Vlad Putin is shrewd when it comes to exploiting weakness or carelessness in others. When he looks to the Arctic, that's exactly what he sees.
The climate crisis is intensifying a new military buildup in the Arctic, diplomats and analysts said this week, as regional powers attempt to secure northern borders that were until recently reinforced by a continental-sized division of ice.
That so-called unpaid sentry is now literally melting away, opening up shipping lanes and geo-security challenges, said delegates at the Arctic Frontiers conference, the polar circle’s biggest talking shop, who debated a series of recent escalations.
Russia is reopening and strengthening cold war bases on the Kola peninsula in the far north-west of the country. Norway is beefing up its military presence in the high Arctic.Sweden, which already has 65,000 nuclear bomb shelters, is planning to add thousands more to protect the extra three million Swedes it has acquired since the height of Cold War I.

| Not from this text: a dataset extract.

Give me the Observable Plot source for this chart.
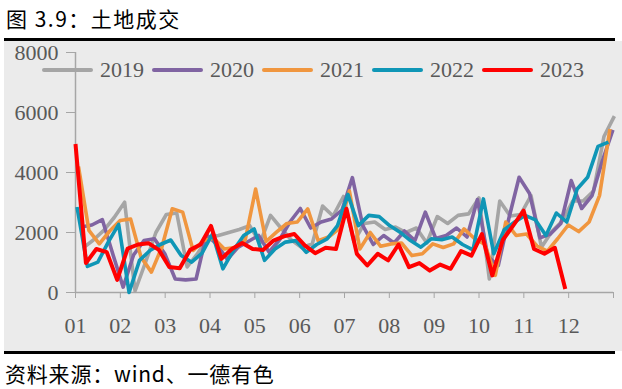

“Right now, the reasons we are seeing more military activity is that countries are worried by the spectre of open water,” one of the speakers, Klaus Dodds, a professor of geopolitics at Royal Holloway, University of London, told the Guardian. “The unique Arctic security architecture has shape and form that come from natural extremities. If the Arctic becomes just another ocean, this breaks down. It’s elemental.”As noted in the previous post, the Barents Sea is expected to go from an Arctic sea to an Atlantic sea over the next decade and that is predicted to spread to other Arctic regional seas.
The Arctic’s unique characteristics are under attack from all sides. Below, the once-frozen ocean is now mixed with warmer, more saline Atlantic waters. In the skies above, the polar vortex above is weakening, allowing intrusions of balmy air currents from the south.
Sea ice is being lost at a rate of more than 10,000 tonnes per second, according to Tore Furevik, a professor at the Geophysical Institute at the University of Bergen. “We’re heading for a new and uncertain Arctic with ramifications for nature and politics,” he said. “We should strive to be less suspicious, less hostile and more open-minded if we are to deal with a problem that we have so recklessly created.”